BRIEF.
Every line containing the word "file" needs to be found and copied.
----
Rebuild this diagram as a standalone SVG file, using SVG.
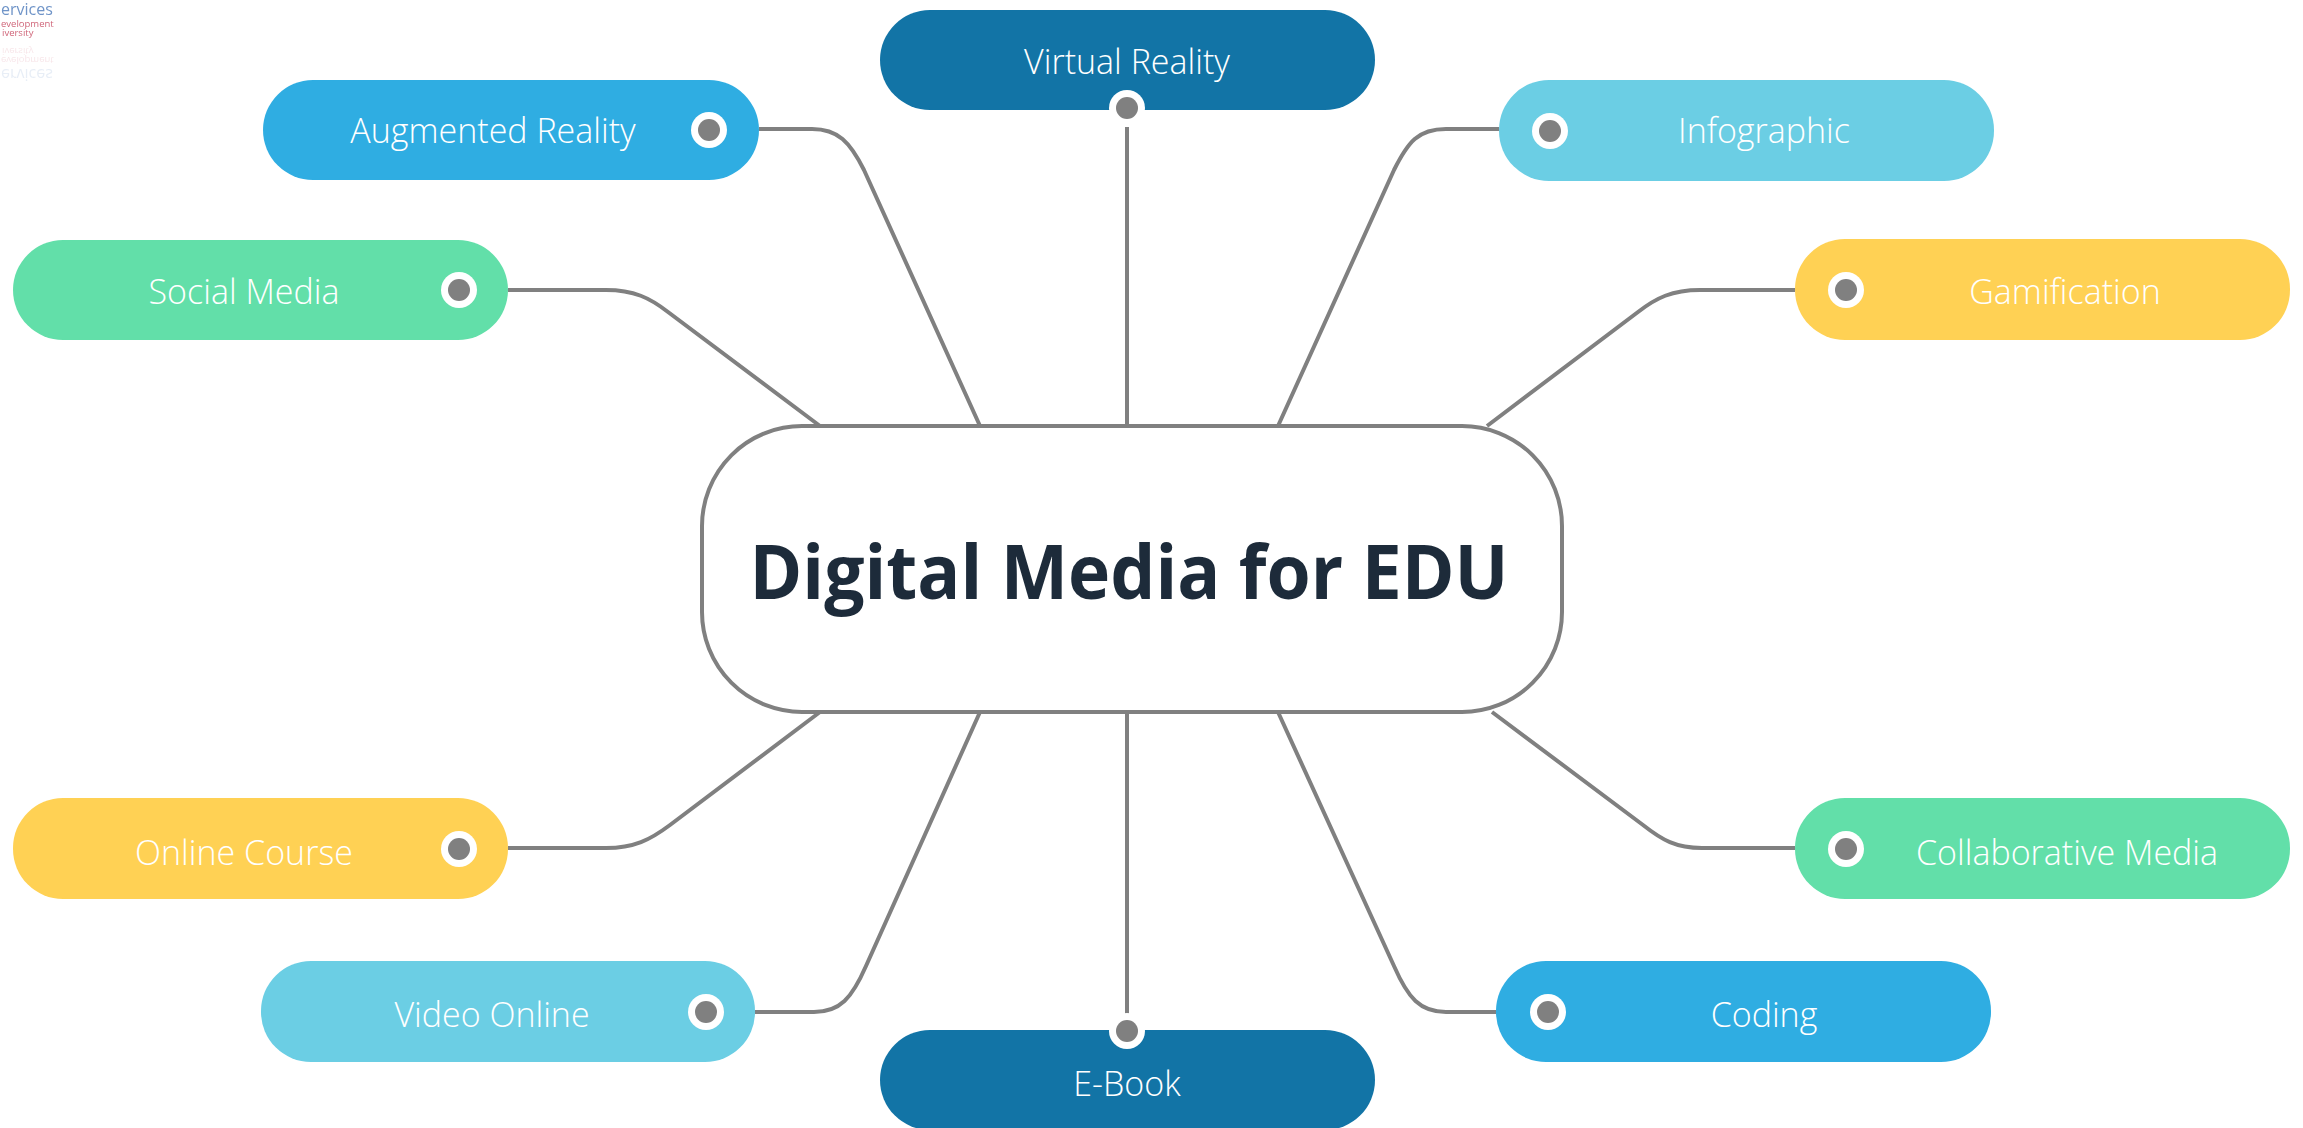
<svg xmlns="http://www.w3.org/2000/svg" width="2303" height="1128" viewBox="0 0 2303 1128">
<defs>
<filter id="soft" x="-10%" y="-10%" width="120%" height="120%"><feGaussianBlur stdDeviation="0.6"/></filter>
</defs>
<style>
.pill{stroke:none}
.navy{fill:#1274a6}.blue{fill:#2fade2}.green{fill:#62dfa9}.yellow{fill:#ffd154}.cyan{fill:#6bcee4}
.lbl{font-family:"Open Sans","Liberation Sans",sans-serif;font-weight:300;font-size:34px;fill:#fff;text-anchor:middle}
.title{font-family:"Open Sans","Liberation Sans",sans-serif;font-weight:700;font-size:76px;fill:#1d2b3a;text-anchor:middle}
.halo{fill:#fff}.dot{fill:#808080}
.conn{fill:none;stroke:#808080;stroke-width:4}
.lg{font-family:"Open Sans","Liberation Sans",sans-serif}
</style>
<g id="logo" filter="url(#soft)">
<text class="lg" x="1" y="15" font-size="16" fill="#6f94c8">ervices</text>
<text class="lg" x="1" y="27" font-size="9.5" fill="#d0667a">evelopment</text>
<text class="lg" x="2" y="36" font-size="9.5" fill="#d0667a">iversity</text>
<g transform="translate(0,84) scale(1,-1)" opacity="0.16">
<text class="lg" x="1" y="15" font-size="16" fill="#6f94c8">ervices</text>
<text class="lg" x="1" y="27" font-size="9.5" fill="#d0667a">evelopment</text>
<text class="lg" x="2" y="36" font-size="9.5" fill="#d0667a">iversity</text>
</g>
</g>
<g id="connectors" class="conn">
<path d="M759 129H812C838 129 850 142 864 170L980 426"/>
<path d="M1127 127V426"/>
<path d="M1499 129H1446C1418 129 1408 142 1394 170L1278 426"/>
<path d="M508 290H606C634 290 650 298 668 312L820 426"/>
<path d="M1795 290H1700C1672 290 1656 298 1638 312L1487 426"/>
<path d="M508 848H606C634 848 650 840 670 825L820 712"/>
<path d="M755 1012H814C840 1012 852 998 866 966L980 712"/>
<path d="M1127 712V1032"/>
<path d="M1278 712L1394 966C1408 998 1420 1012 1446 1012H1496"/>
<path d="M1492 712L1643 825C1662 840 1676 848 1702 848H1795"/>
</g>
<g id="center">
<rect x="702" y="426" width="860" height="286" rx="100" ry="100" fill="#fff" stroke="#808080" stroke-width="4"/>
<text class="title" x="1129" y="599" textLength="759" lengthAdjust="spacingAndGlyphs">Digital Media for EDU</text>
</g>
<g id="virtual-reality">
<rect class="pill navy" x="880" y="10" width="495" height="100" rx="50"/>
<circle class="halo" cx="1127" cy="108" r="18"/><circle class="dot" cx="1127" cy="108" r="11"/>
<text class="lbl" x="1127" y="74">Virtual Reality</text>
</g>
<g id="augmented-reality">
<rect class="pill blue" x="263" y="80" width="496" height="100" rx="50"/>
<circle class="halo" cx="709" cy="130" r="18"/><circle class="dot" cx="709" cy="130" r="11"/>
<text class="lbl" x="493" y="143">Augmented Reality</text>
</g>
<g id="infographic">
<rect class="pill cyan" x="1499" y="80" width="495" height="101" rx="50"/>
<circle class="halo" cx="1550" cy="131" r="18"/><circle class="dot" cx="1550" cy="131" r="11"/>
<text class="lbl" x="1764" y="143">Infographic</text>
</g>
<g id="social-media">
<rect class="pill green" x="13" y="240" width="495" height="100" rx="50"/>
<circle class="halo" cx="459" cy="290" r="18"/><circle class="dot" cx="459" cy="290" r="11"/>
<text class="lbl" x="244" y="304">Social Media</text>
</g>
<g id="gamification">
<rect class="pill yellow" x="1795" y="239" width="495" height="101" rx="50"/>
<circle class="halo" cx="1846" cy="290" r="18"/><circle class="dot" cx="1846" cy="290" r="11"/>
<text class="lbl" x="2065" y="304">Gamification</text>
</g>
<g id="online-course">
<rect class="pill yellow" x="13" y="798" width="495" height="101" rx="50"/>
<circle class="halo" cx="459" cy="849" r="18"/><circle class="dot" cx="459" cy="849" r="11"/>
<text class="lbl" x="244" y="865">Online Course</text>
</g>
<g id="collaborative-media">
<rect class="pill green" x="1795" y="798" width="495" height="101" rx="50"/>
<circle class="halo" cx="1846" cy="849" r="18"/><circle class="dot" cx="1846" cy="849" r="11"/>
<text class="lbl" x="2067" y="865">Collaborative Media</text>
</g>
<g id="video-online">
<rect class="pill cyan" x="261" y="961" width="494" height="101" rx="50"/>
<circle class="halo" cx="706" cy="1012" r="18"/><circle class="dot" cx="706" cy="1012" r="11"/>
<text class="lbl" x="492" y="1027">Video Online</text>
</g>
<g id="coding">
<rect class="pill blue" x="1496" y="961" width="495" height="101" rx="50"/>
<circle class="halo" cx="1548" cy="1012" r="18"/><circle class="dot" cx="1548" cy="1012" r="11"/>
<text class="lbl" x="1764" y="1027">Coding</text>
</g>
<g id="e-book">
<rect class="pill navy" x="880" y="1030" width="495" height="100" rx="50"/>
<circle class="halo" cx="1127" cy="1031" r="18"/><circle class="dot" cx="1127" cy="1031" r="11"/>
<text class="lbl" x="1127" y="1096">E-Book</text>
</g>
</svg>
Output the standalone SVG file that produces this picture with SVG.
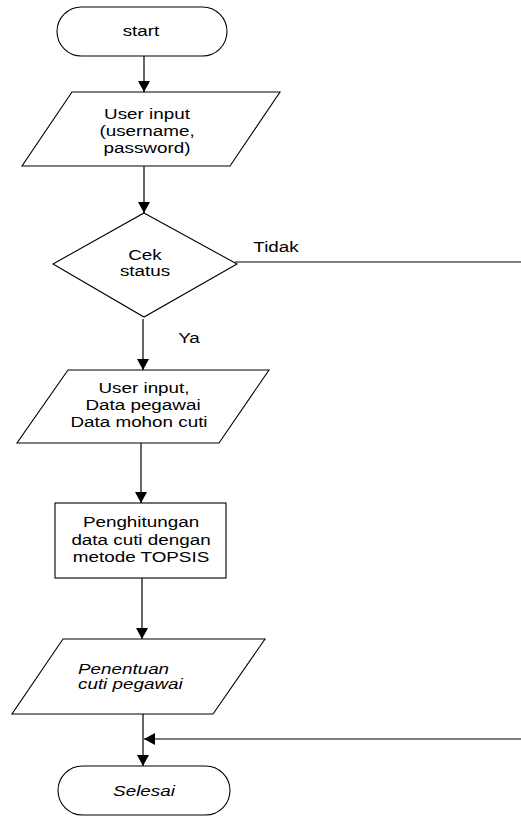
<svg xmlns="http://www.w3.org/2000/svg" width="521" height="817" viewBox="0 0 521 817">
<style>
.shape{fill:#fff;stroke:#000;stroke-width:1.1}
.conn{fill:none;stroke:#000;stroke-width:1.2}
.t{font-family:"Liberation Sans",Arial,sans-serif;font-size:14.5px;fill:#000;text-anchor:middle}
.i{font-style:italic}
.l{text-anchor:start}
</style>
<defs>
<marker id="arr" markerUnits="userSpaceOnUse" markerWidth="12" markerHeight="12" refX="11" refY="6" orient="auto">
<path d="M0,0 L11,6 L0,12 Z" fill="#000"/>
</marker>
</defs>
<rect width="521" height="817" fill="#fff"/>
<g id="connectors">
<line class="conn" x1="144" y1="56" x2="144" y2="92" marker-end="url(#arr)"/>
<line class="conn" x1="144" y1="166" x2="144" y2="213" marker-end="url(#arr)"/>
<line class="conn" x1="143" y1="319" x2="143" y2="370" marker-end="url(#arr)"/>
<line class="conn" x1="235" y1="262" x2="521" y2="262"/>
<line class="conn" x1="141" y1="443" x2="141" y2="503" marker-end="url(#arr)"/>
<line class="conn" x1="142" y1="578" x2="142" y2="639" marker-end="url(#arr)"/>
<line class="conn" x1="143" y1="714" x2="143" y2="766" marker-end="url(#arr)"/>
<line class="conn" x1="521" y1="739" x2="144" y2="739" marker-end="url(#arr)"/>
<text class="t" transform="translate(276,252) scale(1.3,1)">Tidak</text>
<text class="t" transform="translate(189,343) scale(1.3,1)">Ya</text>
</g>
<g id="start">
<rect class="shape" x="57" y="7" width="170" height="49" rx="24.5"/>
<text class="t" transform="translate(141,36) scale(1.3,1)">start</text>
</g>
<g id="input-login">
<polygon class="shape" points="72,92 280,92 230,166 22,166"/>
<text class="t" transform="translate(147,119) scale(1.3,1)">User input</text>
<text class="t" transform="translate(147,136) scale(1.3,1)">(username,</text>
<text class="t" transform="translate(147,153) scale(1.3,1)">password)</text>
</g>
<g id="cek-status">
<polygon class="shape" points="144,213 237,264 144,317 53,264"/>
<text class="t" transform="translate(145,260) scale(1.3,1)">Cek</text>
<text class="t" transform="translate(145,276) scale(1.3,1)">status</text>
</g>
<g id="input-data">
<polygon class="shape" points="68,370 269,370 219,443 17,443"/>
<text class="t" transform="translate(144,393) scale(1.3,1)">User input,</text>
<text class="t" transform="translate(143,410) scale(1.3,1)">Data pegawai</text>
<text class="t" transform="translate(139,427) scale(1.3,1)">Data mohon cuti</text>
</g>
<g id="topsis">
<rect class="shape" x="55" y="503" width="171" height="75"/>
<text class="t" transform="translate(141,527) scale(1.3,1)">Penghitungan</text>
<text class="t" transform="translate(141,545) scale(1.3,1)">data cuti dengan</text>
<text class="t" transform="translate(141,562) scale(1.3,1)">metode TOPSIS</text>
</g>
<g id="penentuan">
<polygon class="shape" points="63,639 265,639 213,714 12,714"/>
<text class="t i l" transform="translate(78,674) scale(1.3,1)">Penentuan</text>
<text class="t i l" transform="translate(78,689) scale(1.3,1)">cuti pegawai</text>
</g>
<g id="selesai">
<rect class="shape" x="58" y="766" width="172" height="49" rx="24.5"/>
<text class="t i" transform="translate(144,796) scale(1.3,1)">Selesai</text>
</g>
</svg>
----
TASK ANSWER.
Rebuild this diagram as a standalone SVG file, using SVG.
Output the standalone SVG file that produces this picture with SVG.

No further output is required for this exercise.